I am looking for an album of background music that is light and peaceful. I have for a long time enjoyed Dan Gibson's Solitudes "All Things Bright and Beautiful" and "Peace in the Valley" and "Desert Retreat" because they have an impressively blended mix of instruments, birds and water. However, I need a new album, which my girlfriend and I have not heard, for this special occasion.  There are over 200 of Dan Gibson's Solitudes albums, last I checked, and sorting through them all is quite time consuming (I tried for a while and quit). 

Any suggestions?


----------



## Pugg (Aug 8, 2014)

Not familiar with, sorry .


----------



## zhopin (Apr 7, 2016)

Do you like electronic?


----------



## Iean (Nov 17, 2015)

Solitudes' "Island Paradise" is highly recommended!:angel:


----------



## Lyricus (Dec 11, 2015)

Jazz is where it will be at:

Nat King Cole, Penthouse Serenade
Chet Baker, Chet (1959)
Charlie Parker with Strings
Dinah Washington, For Those in Love

All great for a romantic mood. 

Also, you can never go wrong with an album of Chopin's Nocturnes or Haydn's symphonies.


----------



## Art Rock (Nov 28, 2009)

Try the albums of pianist George Winston.


----------



## Xenakiboy (May 8, 2016)

What about some Merzbow?? if it's a proposal, else use something like Gesang der jünglinge! 
Good luck


----------



## Pugg (Aug 8, 2014)

Xenakiboy said:


> What about some Merzbow?? if it's a proposal, else use something like Gesang der jünglinge!
> Good luck


If O.P using Minus Zero is using he/ she is single again . :lol:


----------



## VanCrusty (Jun 17, 2016)

zhopin said:


> Do you like electronic?


I am not very familiar...what do you recommend?



Iean said:


> Solitudes' "Island Paradise" is highly recommended!:angel:


Very nice, thank you.



Art Rock said:


> Try the albums of pianist George Winston.
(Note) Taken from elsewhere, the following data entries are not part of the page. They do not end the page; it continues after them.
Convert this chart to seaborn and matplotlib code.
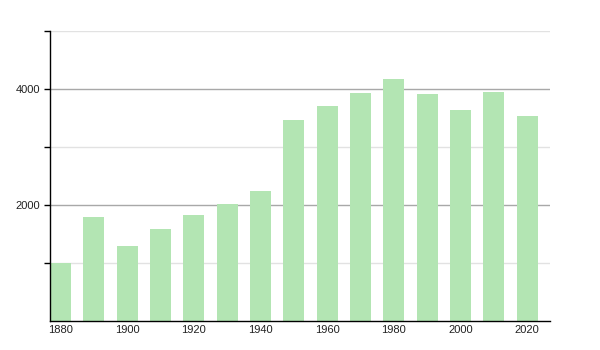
import matplotlib
matplotlib.use("Agg")
import matplotlib.pyplot as plt
import seaborn as sns
import pandas as pd
from matplotlib.ticker import FixedLocator

years = [1880, 1890, 1900, 1910, 1920, 1930, 1940, 1950, 1960, 1970, 1980, 1990, 2000, 2010, 2020]
population = [1005, 1790, 1290, 1585, 1825, 2015, 2240, 3465, 3705, 3930, 4170, 3910, 3635, 3945, 3535]
tick_years = [1880, 1900, 1920, 1940, 1960, 1980, 2000, 2020]
y_major = [2000, 4000]
y_minor = [1000, 3000, 5000]

df = pd.DataFrame({"year": years, "pop": population})

sns.set_style("white")
plt.rcParams['font.family'] = ['Liberation Sans', 'DejaVu Sans']

fig = plt.figure(figsize=(6, 3.5), dpi=100)
ax = fig.add_axes([50/600, 1-321/350, 500/600, 290/350])

sns.barplot(data=df, x="year", y="pop", native_scale=True, width=0.63,
            color="#b3e5b3", saturation=1, linewidth=0, edgecolor="none", ax=ax)
for p in ax.patches:
    p.set_zorder(3)

ax.set_xlim(1876.85, 2026.85)
ax.set_ylim(0, 5000)
ax.set_xlabel("")
ax.set_ylabel("")
ax.xaxis.set_major_locator(FixedLocator(tick_years))
ax.set_xticklabels([str(y) for y in tick_years])
ax.yaxis.set_major_locator(FixedLocator(y_major))
ax.yaxis.set_minor_locator(FixedLocator(y_minor))
ax.set_yticklabels([str(v) for v in y_major])

for v in y_major:
    ax.axhline(v, color="#a8a8a8", lw=1, zorder=1)
for v in y_minor:
    ax.axhline(v, color="#e2e2e2", lw=1, zorder=1)

for s in ["top", "right"]:
    ax.spines[s].set_visible(False)
for s in ["left", "bottom"]:
    ax.spines[s].set_color("black")
    ax.spines[s].set_linewidth(1)
    ax.spines[s].set_zorder(4)

ax.tick_params(axis="y", which="both", left=True, length=4, width=1, color="black",
               labelsize=8, pad=3, labelcolor="#222222")
ax.tick_params(axis="x", which="both", bottom=False, length=0, labelsize=8, pad=3,
               labelcolor="#222222")

fig.savefig("out.png", dpi=100)
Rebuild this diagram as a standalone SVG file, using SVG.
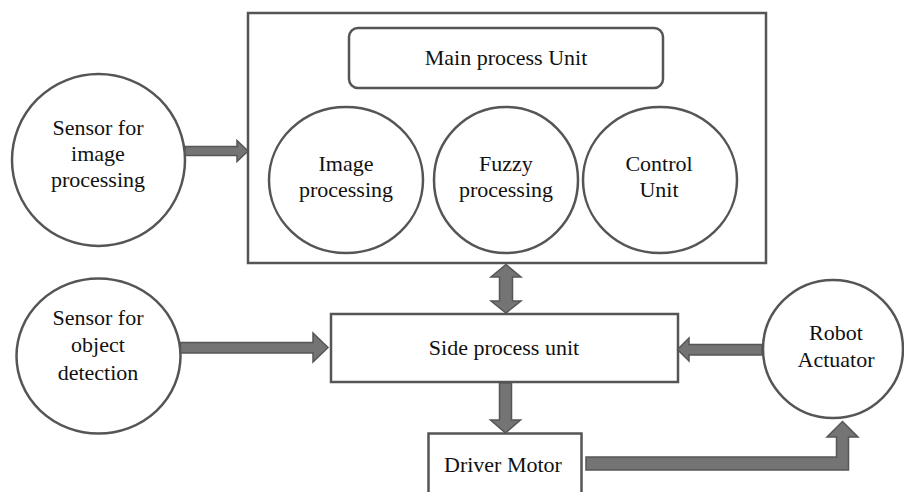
<svg xmlns="http://www.w3.org/2000/svg" width="904" height="492" viewBox="0 0 904 492">
<defs>
<style>
.box{fill:#ffffff;stroke:#555555;stroke-width:2.5}
.arr{fill:#747474;stroke:#565656;stroke-width:1.5;stroke-linejoin:miter}
text{font-family:"Liberation Serif","Times New Roman",serif;font-size:22px;fill:#111111;text-anchor:middle}
</style>
</defs>
<rect width="904" height="492" fill="#ffffff"/>
<g id="main-box">
<rect class="box" x="248" y="13" width="518" height="250"/>
</g>
<g id="main-process-unit">
<rect class="box" x="349" y="28" width="314" height="60" rx="9"/>
<text x="506" y="65">Main process Unit</text>
</g>
<g id="image-processing">
<ellipse class="box" cx="346" cy="180" rx="77" ry="73"/>
<text x="346" y="171">Image</text>
<text x="346" y="197">processing</text>
</g>
<g id="fuzzy-processing">
<ellipse class="box" cx="506" cy="180" rx="72" ry="73"/>
<text x="506" y="171">Fuzzy</text>
<text x="506" y="197">processing</text>
</g>
<g id="control-unit">
<ellipse class="box" cx="660" cy="180" rx="77" ry="73"/>
<text x="659" y="171">Control</text>
<text x="659" y="197">Unit</text>
</g>
<g id="sensor-image">
<ellipse class="box" cx="98.5" cy="160" rx="86.5" ry="86"/>
<text x="98" y="135">Sensor for</text>
<text x="98" y="161">image</text>
<text x="98" y="187">processing</text>
</g>
<g id="sensor-object">
<ellipse class="box" cx="98.5" cy="356" rx="82" ry="77.5"/>
<text x="98" y="325">Sensor for</text>
<text x="98" y="352">object</text>
<text x="98" y="380">detection</text>
</g>
<g id="side-process-unit">
<rect class="box" x="331" y="314" width="347" height="68"/>
<text x="504" y="355">Side process unit</text>
</g>
<g id="driver-motor">
<rect class="box" x="428.5" y="433.5" width="153" height="70"/>
<text x="503" y="472">Driver Motor</text>
</g>
<g id="robot-actuator">
<ellipse class="box" cx="833" cy="349" rx="70" ry="69"/>
<text x="836" y="340">Robot</text>
<text x="836" y="367">Actuator</text>
</g>
<g id="connectors">
<polygon class="arr" points="185,146.5 237,146.5 237,140.5 248,151 237,161.5 237,155.5 185,155.5"/>
<polygon class="arr" points="180.5,342.5 313,342.5 313,333 328,347.5 313,362 313,353 180.5,353"/>
<polygon class="arr" points="762,344.5 689,344.5 689,338 677.5,349.5 689,361 689,355 762,355"/>
<polygon class="arr" points="506,264.5 521,277 512.5,277 512.5,301 521,301 506,313 491,301 499.5,301 499.5,277 491,277"/>
<polygon class="arr" points="499.5,383 511.5,383 511.5,420 520.5,420 505.5,433 490.5,420 499.5,420"/>
<polygon class="arr" points="586,457 836.5,457 836.5,437 827,437 842.5,421.5 858,437 848.5,437 848.5,470 586,470"/>
</g>
</svg>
I had not heard him before, thanks for a terrific discovery.


----------



## Granate (Jun 25, 2016)

I would first try with youtube long videos of relaxing sound. Maybe you like the sound of rain or just thunderstorm: 








Then, some albums that really put me to sleep but maybe you can cope with them without nodding off.
Max Richter - Sleep / from Sleep (8h/1h albums)




John Foxx - London Overgrown

__
https://soundcloud.com/metamatic-records%2Flondon-overgrown
AWVFTS - Atomos

__
https://soundcloud.com/awvfts%2Fatomos-vi-edit
Jon Hopkins - Immunity




Nils Frahm - Solo, or Spaces
https://youtu.be.com/kE3Jpus5coA

Johanna Newsom if you like more alternative sounds.
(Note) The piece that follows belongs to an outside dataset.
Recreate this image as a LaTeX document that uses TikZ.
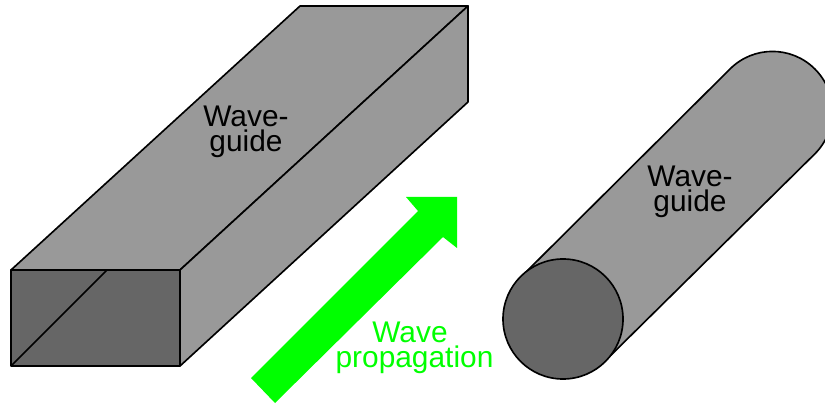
\documentclass[tikz,border=0pt]{standalone}
\usepackage{fontspec}
\setmainfont{Liberation Sans}
\definecolor{faceDark}{HTML}{666666}
\definecolor{faceLight}{HTML}{999999}
\definecolor{waveGreen}{HTML}{00FF00}
\tikzset{
  guideface/.style={draw=black,line width=1.4pt,line join=round,fill=faceLight},
  guidefront/.style={guideface,fill=faceDark},
  guidelabel/.style={align=center,font=\fontsize{25.5}{21.3}\selectfont},
}
\begin{document}
\begin{tikzpicture}[x=0.03cm,y=-0.03cm]
\useasboundingbox (0,0) rectangle (825,404);

\draw[guideface] (11,270) -- (300,6) -- (468,6) -- (180,270) -- cycle;
\draw[guideface] (180,270) -- (468,6) -- (468,102) -- (180,366) -- cycle;
\draw[guidefront] (11,270) rectangle (180,366);
\draw[draw=black,line width=1.4pt] (11,366) -- (107,270);

\draw[guideface] (521,277) -- (730,69) arc (225:405:60) -- (605,361) -- cycle;
\draw[guidefront] (563,319) circle (60);

\fill[waveGreen] (251,378) -- (418,211) -- (406,197) -- (457,197) -- (457,248) -- (443,237) -- (275,403) -- cycle;

\node[guidelabel] (rectlabel) at (246,132) {Wave-\\guide};
\node[guidelabel] (roundlabel) at (690,192) {Wave-\\guide};
\node[guidelabel,text=waveGreen] (wavelabel) at (414.5,348) {Wave\hspace*{0.27cm}\\propagation};
\end{tikzpicture}
\end{document}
Probably the two first videos would suit your needs more. I was at one time into those sounds.


----------



## Pugg (Aug 8, 2014)

I have the strange feeling that O.P is been scared away by this advices .


----------



## VanCrusty (Jun 17, 2016)

*UPDATE:*

The deed is done, and I chose this album:


----------



## Pugg (Aug 8, 2014)

VanCrusty said:


> *UPDATE:*
> 
> The deed is done, and I chose this album:
> 
> View attachment 89401


Congratulations and what a choice, good one!


----------



## EddieRUKiddingVarese (Jan 8, 2013)

Oh, and I was going to suggest Dirty Love by Zappa. 

Could have come up with other Zappa suggestions!


----------



## Pugg (Aug 8, 2014)

EddieRUKiddingVarese said:


> Oh, and I was going to suggest Dirty Love by Zappa.
> 
> Could have come up with other Zappa suggestions!


Light and peaceful music for engagement night .

Does that seems a good suggestion Eddie?


----------



## EddieRUKiddingVarese (Jan 8, 2013)

Pugg said:


> Light and peaceful music for engagement night .
> 
> Does that seems a good suggestion Eddie?


All depends on your point of view................


----------



## Pugg (Aug 8, 2014)

EddieRUKiddingVarese said:


> All depends on your point of view................


Not mine, more O.P question.


----------



## Casebearer (Jan 19, 2016)

I suppose Eddie thinks light and peaceful music is the worst way to start your engagement if you want it to last.


----------